Another reason female filmmakers are at a disadvantage, Smith said, is because most of Hollywood’s financiers are men. “These factors, in isolation or combination, put female filmmakers at a disadvantage when it comes to being attached to cinematic properties,” she said.
Hollywood clearly has a bias that largely favors men and the way their narrative storytelling is focused. “The vast majority of films made and seen in the United States are written, directed and produced by male filmmakers whose stories tend to reflect dominant themes and reinforce the status quo,” the study’s case statement argues.
According to Smith, “Audiences are being socialized to view most stories and perspectives through a male lens. Such a viewpoint is at odds with the moviegoing audience, half of which are female, the gender composition in the U.S. and the buying power of females in this country.”
That leads to one of the questions posited in the case statement: “What might the future look like for both men and women given the full inclusion of a generation or two of truly empowered female perspectives in our media ecology?”
We know that it would look differently because empirical evidence shows that gender can “affect the types of stories being told” and “impact the very nature of a story,” according to the study. Moreover, female directors are more likely to feature women and girls in their movies than male directors, something that can have a major impact on younger audiences that “often see on screen girls and women in motion pictures relegated to secondary, stereotyped and/or sexualized characters,” Smith said.
“By diversifying the gender of content creators, the prevalence and nature of girls and women on screen changes,” she added. “This is what I have found in my own lab and other researchers have documented such changes as well.”
Another positive trend that emerges from having women at the helm of a film is that it increases the odds that other females will work in positions behind the lens, ensuring a more “gender-balanced” crew. The research demonstrates that the percentage of women working on a film increases—21 percent in narrative films and 24 percent in documentaries—when a female is in a leadership role.
“That women seem to be supporting and giving opportunities to other women behind the camera” was one of the positive results the study found, Smith explained.
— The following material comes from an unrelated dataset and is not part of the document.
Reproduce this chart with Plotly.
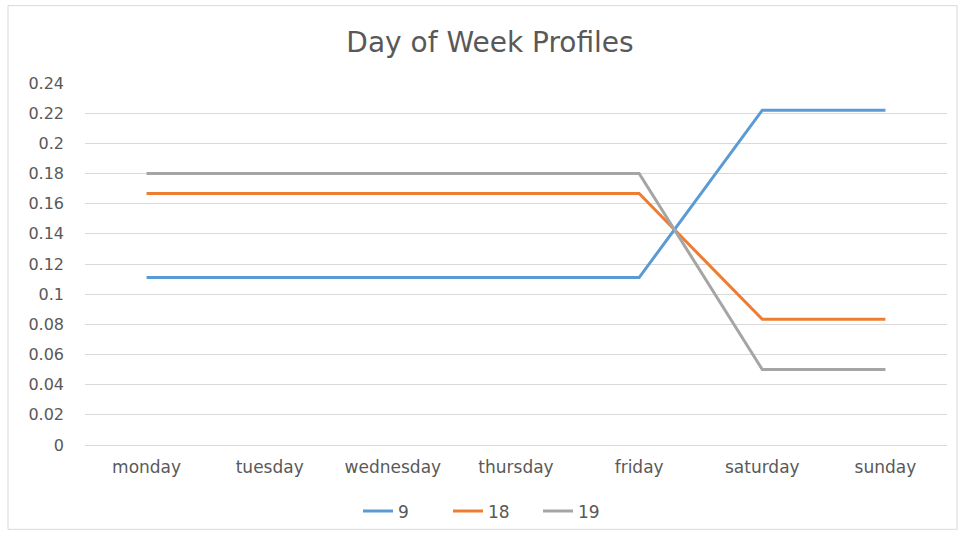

The other, she said, is the opportunity afforded to women by the Sundance Institute itself.
“A full 43 percent of the fellows attending their labs, conferences or summits over the last 11 years in the feature film program or the documentary film program were female,” Smith noted, adding that “41.5 percent of all female directors helming top grossing films between 2002 and 2012 have been supported by the Sundance Institute at some point in time during their careers.”
The recent success of female filmmakers at Sundance undoubtedly is a sign of progress. But make no mistake—Hollywood, long viewed as a bastion of political liberalism and progressiveness—still has a long way to go in terms of gender equality behind the scenes.
Until that happens, directors such as Bigelow will continue to be the exception, rather than the norm.
Director Kathryn Bigelow made history when she won an Oscar in 2009 for “The Hurt Locker.”